==== Items ====

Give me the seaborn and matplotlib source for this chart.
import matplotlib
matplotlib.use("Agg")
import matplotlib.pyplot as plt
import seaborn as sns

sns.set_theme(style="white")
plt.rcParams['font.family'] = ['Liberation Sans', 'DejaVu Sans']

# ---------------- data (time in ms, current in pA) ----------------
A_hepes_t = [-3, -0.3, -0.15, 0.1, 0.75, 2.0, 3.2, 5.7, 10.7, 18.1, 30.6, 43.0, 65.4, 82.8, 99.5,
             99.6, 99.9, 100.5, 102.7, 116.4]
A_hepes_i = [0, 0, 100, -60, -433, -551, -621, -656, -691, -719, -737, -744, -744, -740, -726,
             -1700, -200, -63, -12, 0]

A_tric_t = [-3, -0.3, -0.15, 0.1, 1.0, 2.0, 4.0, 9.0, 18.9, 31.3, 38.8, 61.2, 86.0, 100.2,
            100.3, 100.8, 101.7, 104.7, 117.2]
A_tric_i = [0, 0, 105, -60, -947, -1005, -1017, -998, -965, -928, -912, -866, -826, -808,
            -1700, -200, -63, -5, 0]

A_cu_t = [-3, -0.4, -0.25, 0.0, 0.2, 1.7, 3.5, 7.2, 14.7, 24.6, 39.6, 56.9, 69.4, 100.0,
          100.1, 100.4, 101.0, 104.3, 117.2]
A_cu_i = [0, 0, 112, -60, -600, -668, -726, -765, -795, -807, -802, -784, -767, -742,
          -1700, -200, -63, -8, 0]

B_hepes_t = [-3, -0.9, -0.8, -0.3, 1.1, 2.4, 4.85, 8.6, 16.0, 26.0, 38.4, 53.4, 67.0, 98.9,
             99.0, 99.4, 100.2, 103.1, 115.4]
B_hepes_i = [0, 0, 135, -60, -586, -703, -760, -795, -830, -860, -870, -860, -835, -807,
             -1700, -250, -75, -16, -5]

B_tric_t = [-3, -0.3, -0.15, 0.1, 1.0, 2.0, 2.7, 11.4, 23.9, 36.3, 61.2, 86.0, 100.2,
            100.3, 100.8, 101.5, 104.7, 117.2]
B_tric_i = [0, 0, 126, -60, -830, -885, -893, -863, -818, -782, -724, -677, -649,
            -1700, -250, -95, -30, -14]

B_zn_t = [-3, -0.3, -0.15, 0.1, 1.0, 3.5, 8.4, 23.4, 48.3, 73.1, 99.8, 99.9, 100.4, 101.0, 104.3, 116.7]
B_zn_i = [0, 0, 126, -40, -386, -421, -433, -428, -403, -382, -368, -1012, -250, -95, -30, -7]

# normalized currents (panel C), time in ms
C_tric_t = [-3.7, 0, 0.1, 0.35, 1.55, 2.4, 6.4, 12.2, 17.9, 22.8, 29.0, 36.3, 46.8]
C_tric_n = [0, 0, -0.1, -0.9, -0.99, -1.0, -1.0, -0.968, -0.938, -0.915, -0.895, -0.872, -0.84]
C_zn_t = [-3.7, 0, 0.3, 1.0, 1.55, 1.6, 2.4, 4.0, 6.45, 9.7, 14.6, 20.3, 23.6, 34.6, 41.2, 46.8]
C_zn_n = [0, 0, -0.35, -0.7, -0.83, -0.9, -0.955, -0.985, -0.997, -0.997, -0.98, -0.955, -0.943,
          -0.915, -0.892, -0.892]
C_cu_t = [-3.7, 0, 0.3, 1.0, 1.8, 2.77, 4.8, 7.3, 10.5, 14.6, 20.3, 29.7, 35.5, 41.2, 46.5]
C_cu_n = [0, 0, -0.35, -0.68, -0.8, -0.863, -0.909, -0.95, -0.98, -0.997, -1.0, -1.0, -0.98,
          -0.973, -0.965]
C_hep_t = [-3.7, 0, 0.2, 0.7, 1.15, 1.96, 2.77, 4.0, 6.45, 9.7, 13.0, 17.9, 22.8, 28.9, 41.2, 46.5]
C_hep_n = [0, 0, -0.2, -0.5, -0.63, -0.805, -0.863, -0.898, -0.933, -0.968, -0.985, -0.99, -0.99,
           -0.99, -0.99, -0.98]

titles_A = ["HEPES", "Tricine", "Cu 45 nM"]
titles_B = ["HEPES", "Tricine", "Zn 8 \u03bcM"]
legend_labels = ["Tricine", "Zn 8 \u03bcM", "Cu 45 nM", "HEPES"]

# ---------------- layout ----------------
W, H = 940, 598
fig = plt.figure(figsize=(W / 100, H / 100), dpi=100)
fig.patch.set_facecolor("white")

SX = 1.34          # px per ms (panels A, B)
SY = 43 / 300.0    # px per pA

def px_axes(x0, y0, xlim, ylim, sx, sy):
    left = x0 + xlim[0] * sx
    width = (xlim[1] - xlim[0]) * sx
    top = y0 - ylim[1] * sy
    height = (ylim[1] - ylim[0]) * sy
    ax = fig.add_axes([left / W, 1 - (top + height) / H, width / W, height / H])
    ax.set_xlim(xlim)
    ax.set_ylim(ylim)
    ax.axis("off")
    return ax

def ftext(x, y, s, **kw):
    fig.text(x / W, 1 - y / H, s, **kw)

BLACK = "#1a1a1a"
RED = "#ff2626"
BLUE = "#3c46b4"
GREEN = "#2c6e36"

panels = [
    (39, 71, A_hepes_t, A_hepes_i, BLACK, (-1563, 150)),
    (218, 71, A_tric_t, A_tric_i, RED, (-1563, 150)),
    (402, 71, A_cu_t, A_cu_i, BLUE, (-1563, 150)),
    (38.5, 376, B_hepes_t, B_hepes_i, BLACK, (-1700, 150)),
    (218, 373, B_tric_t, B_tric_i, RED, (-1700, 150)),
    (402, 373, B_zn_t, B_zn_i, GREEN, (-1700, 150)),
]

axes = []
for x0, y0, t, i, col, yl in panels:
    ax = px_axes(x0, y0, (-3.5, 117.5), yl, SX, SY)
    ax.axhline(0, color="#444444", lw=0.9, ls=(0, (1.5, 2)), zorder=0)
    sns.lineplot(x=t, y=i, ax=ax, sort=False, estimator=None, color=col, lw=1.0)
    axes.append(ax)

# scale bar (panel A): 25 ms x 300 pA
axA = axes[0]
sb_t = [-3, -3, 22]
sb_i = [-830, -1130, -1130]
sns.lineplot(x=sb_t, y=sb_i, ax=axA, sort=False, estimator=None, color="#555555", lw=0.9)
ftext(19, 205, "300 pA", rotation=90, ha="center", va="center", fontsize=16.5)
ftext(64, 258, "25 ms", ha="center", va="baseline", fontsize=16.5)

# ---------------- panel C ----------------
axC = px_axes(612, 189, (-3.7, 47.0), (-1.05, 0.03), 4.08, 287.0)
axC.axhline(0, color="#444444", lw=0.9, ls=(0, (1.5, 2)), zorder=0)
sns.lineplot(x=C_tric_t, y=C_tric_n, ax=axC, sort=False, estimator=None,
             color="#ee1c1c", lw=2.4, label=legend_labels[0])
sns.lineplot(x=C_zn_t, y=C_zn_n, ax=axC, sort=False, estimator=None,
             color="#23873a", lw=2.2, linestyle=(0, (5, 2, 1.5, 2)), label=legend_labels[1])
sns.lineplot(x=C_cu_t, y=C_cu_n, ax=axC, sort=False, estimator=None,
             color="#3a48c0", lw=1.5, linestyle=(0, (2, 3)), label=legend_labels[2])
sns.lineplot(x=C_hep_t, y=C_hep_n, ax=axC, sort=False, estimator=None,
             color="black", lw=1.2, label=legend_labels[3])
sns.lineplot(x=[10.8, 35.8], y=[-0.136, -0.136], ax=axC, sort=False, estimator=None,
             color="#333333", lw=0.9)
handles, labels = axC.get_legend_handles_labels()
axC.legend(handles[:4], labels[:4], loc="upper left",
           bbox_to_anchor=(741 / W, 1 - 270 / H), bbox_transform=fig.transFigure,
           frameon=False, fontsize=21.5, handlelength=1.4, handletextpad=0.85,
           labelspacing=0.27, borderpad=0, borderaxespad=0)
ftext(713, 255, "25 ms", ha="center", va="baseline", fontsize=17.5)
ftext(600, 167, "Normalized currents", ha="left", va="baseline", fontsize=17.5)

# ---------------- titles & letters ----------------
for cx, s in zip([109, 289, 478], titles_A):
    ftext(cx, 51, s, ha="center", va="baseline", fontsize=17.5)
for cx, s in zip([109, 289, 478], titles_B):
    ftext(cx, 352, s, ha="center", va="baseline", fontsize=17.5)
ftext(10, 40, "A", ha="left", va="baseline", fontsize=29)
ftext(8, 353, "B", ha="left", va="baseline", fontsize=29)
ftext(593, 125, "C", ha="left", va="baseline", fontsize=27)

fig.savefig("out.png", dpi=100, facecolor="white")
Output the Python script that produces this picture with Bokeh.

====

*Your objective*
All lines from the beginning of the material above through the one with "-1700, -200, -63, -12, 0]" need to be returned exactly; please return those and only those.

*Written solution*
Give me the seaborn and matplotlib source for this chart.
import matplotlib
matplotlib.use("Agg")
import matplotlib.pyplot as plt
import seaborn as sns

sns.set_theme(style="white")
plt.rcParams['font.family'] = ['Liberation Sans', 'DejaVu Sans']

# ---------------- data (time in ms, current in pA) ----------------
A_hepes_t = [-3, -0.3, -0.15, 0.1, 0.75, 2.0, 3.2, 5.7, 10.7, 18.1, 30.6, 43.0, 65.4, 82.8, 99.5,
             99.6, 99.9, 100.5, 102.7, 116.4]
A_hepes_i = [0, 0, 100, -60, -433, -551, -621, -656, -691, -719, -737, -744, -744, -740, -726,
             -1700, -200, -63, -12, 0]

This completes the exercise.